> What you need to do:
Only the lines from the start of the data through the line with "height = 500" belong in the copy. Restate them word for word, minus the pictures.

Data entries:
— START —
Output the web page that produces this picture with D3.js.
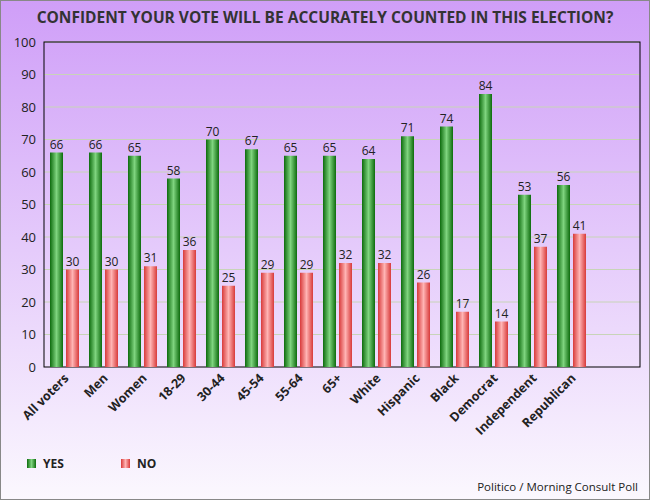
<!DOCTYPE html>
<html><head><meta charset="utf-8">
<script src="https://cdn.jsdelivr.net/npm/d3@7"></script>
<style>body{margin:0}svg{display:block;font-family:"Open Sans",sans-serif}</style>
</head><body>
<svg width="650" height="500"></svg>
<script>
var categories = ["All voters","Men","Women","18-29","30-44","45-54","55-64","65+","White","Hispanic","Black","Democrat","Independent","Republican"];
var yes = [66,66,65,58,70,67,65,65,64,71,74,84,53,56];
var no = [30,30,31,36,25,29,29,32,32,26,17,14,37,41];
var yTicks = d3.range(0, 101, 10);

var svg = d3.select("svg"),
    margin = {top: 42, right: 10, bottom: 133, left: 44},
    width = 650 - margin.left - margin.right,
    height = 500 - margin.top - margin.bottom;

var defs = svg.append("defs");
var bg = defs.append("linearGradient").attr("id","bg").attr("x1",0).attr("y1",0).attr("x2",0).attr("y2",1);
bg.append("stop").attr("offset","0%").attr("stop-color","#cf9ef8");
bg.append("stop").attr("offset","100%").attr("stop-color","#fbf8fe");
function barGrad(id, dark, light) {
  var g = defs.append("linearGradient").attr("id", id).attr("x1",0).attr("x2",1).attr("y1",0).attr("y2",0);
  g.append("stop").attr("offset","0%").attr("stop-color",dark);
  g.append("stop").attr("offset","50%").attr("stop-color",light);
  g.append("stop").attr("offset","100%").attr("stop-color",dark);
}
barGrad("gGreen", "#0d6b0d", "#7fd47f");
barGrad("gRed", "#d83a3a", "#ffb4b4");

svg.append("rect").attr("width",650).attr("height",500).attr("fill","url(#bg)")
  .attr("stroke","#888").attr("stroke-width",2);

svg.append("text").attr("x",325).attr("y",23).attr("text-anchor","middle")
  .attr("font-size",15.5).attr("font-weight","bold").attr("fill","#333")
  .text("CONFIDENT YOUR VOTE WILL BE ACCURATELY COUNTED IN THIS ELECTION?");

// bands do not fill the whole plot width: there is empty space on the right
var x = d3.scaleBand().domain(categories).range([0, 546]);
var y = d3.scaleLinear().domain([0, 100]).range([height, 0]);

var chart = svg.append("g").attr("transform","translate(" + margin.left + "," + margin.top + ")");

// gridlines
chart.selectAll(".grid").data(yTicks.slice(1)).enter().append("line")
  .attr("x1",0).attr("x2",width)
  .attr("y1",function(d){return y(d);}).attr("y2",function(d){return y(d);})
  .attr("stroke","#c8d4b8").attr("stroke-width",1);

chart.append("rect").attr("width",width).attr("height",height)
  .attr("fill","none").attr("stroke","#000");

// y axis
chart.append("g").call(d3.axisLeft(y).tickValues(yTicks).tickSize(0).tickPadding(8))
  .call(function(g){ g.select(".domain").remove(); })
  .selectAll("text").attr("font-size",13).attr("fill","#222").attr("font-family","Open Sans");

var bw = 13;
var grp = chart.selectAll(".grp").data(categories).enter().append("g")
  .attr("transform", function(d){ return "translate(" + x(d) + ",0)"; });

grp.append("rect").attr("x",6).attr("width",bw)
  .attr("y",function(d,i){return y(yes[i]);})
  .attr("height",function(d,i){return height - y(yes[i]);})
  .attr("fill","url(#gGreen)");
grp.append("rect").attr("x",22).attr("width",bw)
  .attr("y",function(d,i){return y(no[i]);})
  .attr("height",function(d,i){return height - y(no[i]);})
  .attr("fill","url(#gRed)");
grp.append("text").attr("x",6+bw/2).attr("y",function(d,i){return y(yes[i]) - 4;})
  .attr("text-anchor","middle").attr("font-size",12).attr("fill","#222")
  .text(function(d,i){return yes[i];});
grp.append("text").attr("x",22+bw/2).attr("y",function(d,i){return y(no[i]) - 4;})
  .attr("text-anchor","middle").attr("font-size",12).attr("fill","#222")
  .text(function(d,i){return no[i];});

// x labels
grp.append("text")
  .attr("transform","translate(" + (x.bandwidth()/2 + 6) + "," + (height + 12) + ") rotate(-45)")
  .attr("text-anchor","end").attr("font-size",12.5).attr("font-weight","bold").attr("fill","#222")
  .text(function(d){return d;});

// legend
var legend = [["YES","url(#gGreen)"],["NO","url(#gRed)"]];
var lg = svg.selectAll(".lg").data(legend).enter().append("g")
  .attr("transform",function(d,i){return "translate(" + (27 + i*94) + ",459)";});
lg.append("rect").attr("width",9).attr("height",9).attr("fill",function(d){return d[1];});
lg.append("text").attr("x",16).attr("y",9).attr("font-size",12).attr("font-weight","bold").attr("fill","#222")
  .text(function(d){return d[0];});

svg.append("text").attr("x",638).attr("y",491).attr("text-anchor","end")
  .attr("font-size",11.5).attr("fill","#222").text("Politico / Morning Consult Poll");
</script>
</body></html>
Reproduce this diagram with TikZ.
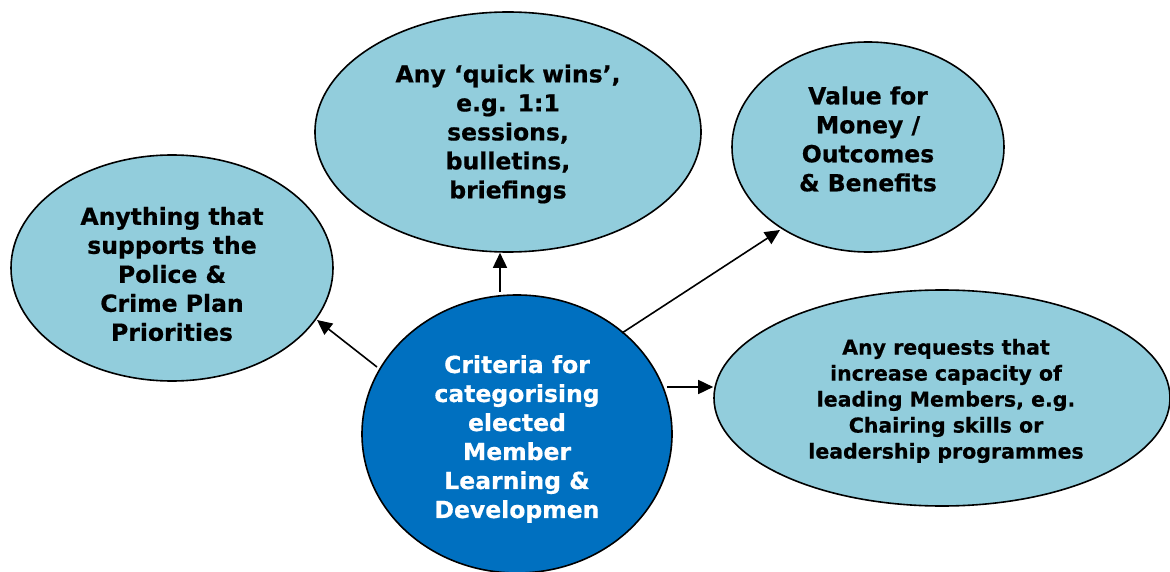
\documentclass[tikz,border=0pt]{standalone}
\usepackage{fontspec}
\setmainfont{DejaVu Sans}[BoldFeatures={FakeBold=0.6}]
\usetikzlibrary{shapes.geometric,arrows.meta}
\definecolor{paleaqua}{HTML}{92CDDC}
\definecolor{deepblue}{HTML}{0070C0}
\begin{document}
\begin{tikzpicture}[x=1pt,y=-1pt,
  bubble/.style={ellipse,draw=black,line width=1.6pt,fill=paleaqua,inner sep=0pt},
  hub/.style={bubble,fill=deepblue},
  caption/.style={align=center,font=\bfseries\fontsize{23.5}{29}\selectfont,text=black,inner sep=0pt},
  smallcaption/.style={caption,font=\bfseries\fontsize{20.5}{26}\selectfont},
  arrow/.style={line width=1.6pt,-{Triangle[length=15pt,width=14pt]}}]
\useasboundingbox (0,0) rectangle (1170,572);

% outer bubbles
\node[bubble,minimum width=322pt,minimum height=226pt] (police) at (172,268) {};
\node[bubble,minimum width=386pt,minimum height=240pt] (quick) at (508,132) {};
\node[bubble,minimum width=272pt,minimum height=210pt] (value) at (868,147) {};
\node[bubble,minimum width=456pt,minimum height=216pt] (request) at (942,398) {};

% central bubble
\node[hub,minimum width=310pt,minimum height=278pt] (crit) at (517,434) {};

% captions
\node[caption] (policetext) at (172,274) {Anything that\\supports the\\Police \&\\Crime Plan\\Priorities};
\node[caption] (quicktext) at (508,134) {Any ‘quick wins’,\\e.g. 1:1\\sessions,\\bulletins,\\briefings};
\node[caption] (valuetext) at (868,139) {Value for\\Money /\\Outcomes\\\& Benefits};
\node[smallcaption] (requesttext) at (946,401) {Any requests that\\increase capacity of\\leading Members, e.g.\\Chairing skills or\\leadership programmes};
\node[caption,text=white] (crittext) at (517,439) {Criteria for\\categorising\\elected\\Member\\Learning \&\\Developmen};

% connector end points
\coordinate (upstart) at (500,292);
\coordinate (leftstart) at (377,367);
\coordinate (leftend) at (317,320);
\coordinate (diagstart) at (622,333);
\coordinate (diagend) at (780,230);
\coordinate (rightstart) at (667,387);

% connectors
\draw[arrow] (upstart) -- (upstart |- quick.south);
\draw[arrow] (leftstart) -- (leftend);
\draw[arrow] (diagstart) -- (diagend);
\draw[arrow] (rightstart) -- (rightstart -| request.west);
\end{tikzpicture}
\end{document}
— END —
> Exercise solution:
Output the web page that produces this picture with D3.js.
<!DOCTYPE html>
<html><head><meta charset="utf-8">
<script src="https://cdn.jsdelivr.net/npm/d3@7"></script>
<style>body{margin:0}svg{display:block;font-family:"Open Sans",sans-serif}</style>
</head><body>
<svg width="650" height="500"></svg>
<script>
var categories = ["All voters","Men","Women","18-29","30-44","45-54","55-64","65+","White","Hispanic","Black","Democrat","Independent","Republican"];
var yes = [66,66,65,58,70,67,65,65,64,71,74,84,53,56];
var no = [30,30,31,36,25,29,29,32,32,26,17,14,37,41];
var yTicks = d3.range(0, 101, 10);

var svg = d3.select("svg"),
    margin = {top: 42, right: 10, bottom: 133, left: 44},
    width = 650 - margin.left - margin.right,
    height = 500 - margin.top - margin.bottom;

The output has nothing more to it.